Tuesday, October 13, 2015

Response to Refusing to Project Foolishness

(See: Just Above Sunset: Refusing to Project Foolishness)

Here's part of Obama's problem:

I bet if you polled one hundred Americans, asking them two questions -- the first being, "What's President Obama's policy in Syria?", and the second being, "Who's the United States Secretary of Labor?" -- more people could answer the second question than the first.

Knowing the answer to the first question doesn't really help all that much:
“We are prepared to work both diplomatically and where we can to support moderate opposition that can help convince the Russians and Iranians to put pressure on Assad for a transition,” Obama told “60 Minutes” in the interview, which was scheduled to air Sunday night. “But … what we are not going to do is to try to reinsert ourselves in a military campaign inside of Syria.”
By the term "reinsert ourselves", he apparently means something like "boots on the ground", but not "planes in the air", as you can see if you read further at that WaPo link:
The U.S. military has dropped thousands of bombs on Iraq and Syria since returning to the country last summer to battle the Islamic State. The air attacks have been successful in some parts of the country, but haven’t been able to dislodge the Islamic State militants from their key strongholds in Iraq and Syria.
And just last week, he did a little finessing of that half-a-billion-dollar training program that ended up graduating four or five guys:
The Obama administration announced last week that it was ending a blighted $500 million effort to train Syrian rebels to fight the Islamic State in favor of a new plan that will provide direct aid to existing rebel units that the Pentagon thinks has a better chance of succeeding against the militants. Obama, who resisted pressure from some of his top national security advisers — including then-Secretary of State Hillary Rodham Clinton — to arm the moderate rebels in the early months of Syria’s civil war, told “60 Minutes” that he had grave doubts about the training program before it even began. 
But he pressed forward with it last year out of an instinct to “try different things” to improve the chaotic and deteriorating situation inside the country. Obama said the program failed because it was difficult, if not impossible, to focus the moderate Syrian rebels on fighting the Islamic State when they viewed Syrian President Bashar al-Assad and his military as an even greater threat.
So what confuses me is, based on all our planes bombing and our trainers training, and now us providing "direct aid to existing rebel units", what exactly does it mean to say "we are not going to do is to try to reinsert ourselves in a military campaign inside of Syria"? Likewise, what do all these critics mean when they accuse Obama of doing nothing? No wonder so many of us are confused by all this.
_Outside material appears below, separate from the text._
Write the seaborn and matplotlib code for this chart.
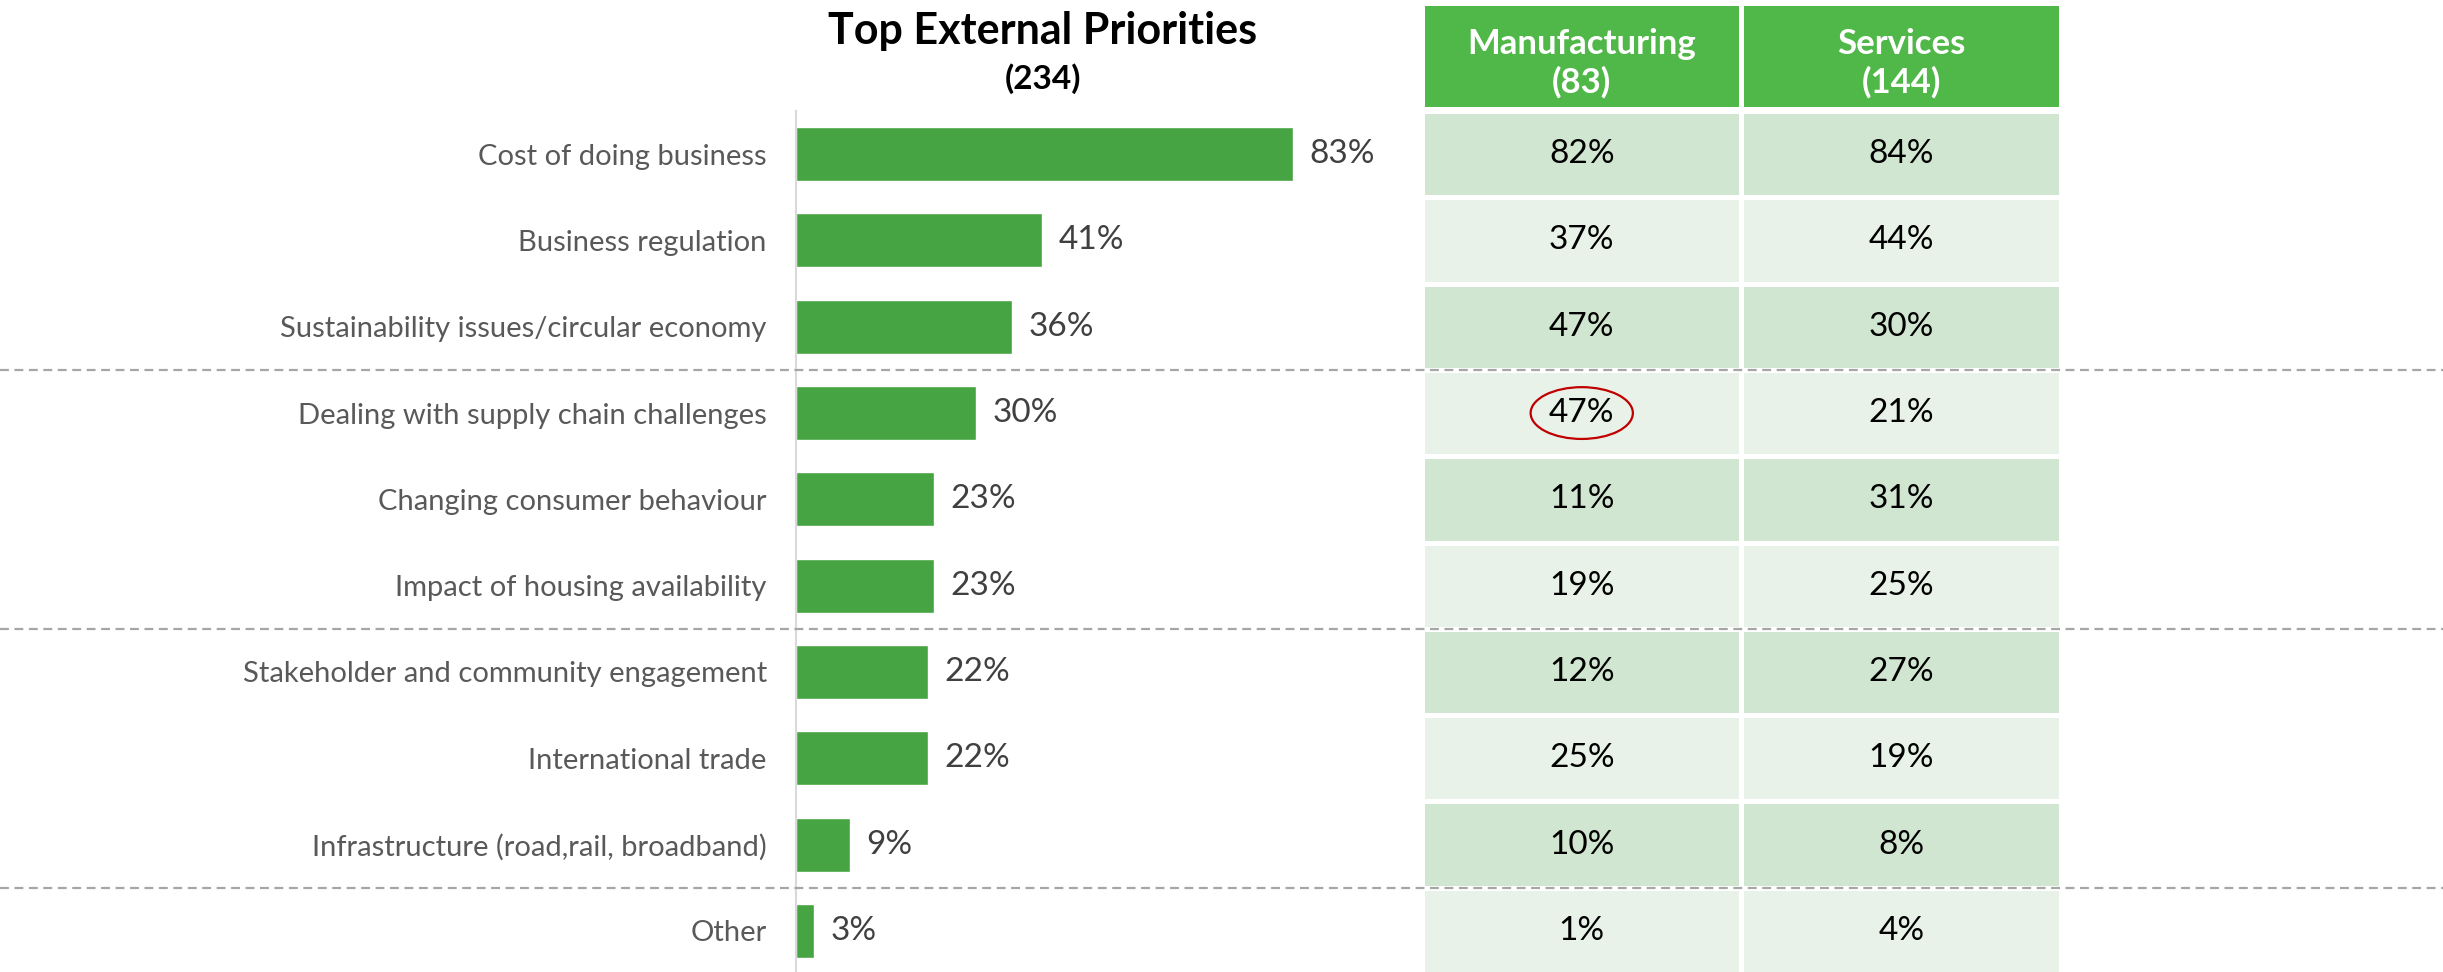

What do I want our policy to be?

Despite all the missteps and confusion (or maybe because of it), I'd just trust Obama on this. I see the choices he faces in Syria as sort of being, "Do we want to single out one of the random rebel groups to support, then insist they fight who we want to fight, instead of who they want to fight, also taking the chance that they will lose?" or "Do we just stay the hell out of it and watch who ends up the winner?" Sort of like asking, "Would you prefer running out into the deadly surf to save the drowning man, or would you prefer to stay on shore and watch to see if he is able to save himself?"

Yes, I'm sorry Obama ever took that public stand that Assad has to go, I guess placing his bet on the expectation that Assad will eventually be ousted, so we end up on the winning side. We shall have to wait to find out if Putin bet on the wrong horse, especially since he's attacking everyone else, even the group that will probably win the fight.

By the way, Obama's Secretary of Labor is Thomas E. Perez, who's "maternal grandfather," according to his government webpage, "was the ambassador to the United States from the Dominican Republic in the 1930s until he spoke out against his home country's brutal dictator and was declared non grata. His Dominican-born parents eventually settled in Buffalo, N.Y., where Perez was born and raised." Hmm. I find that interesting.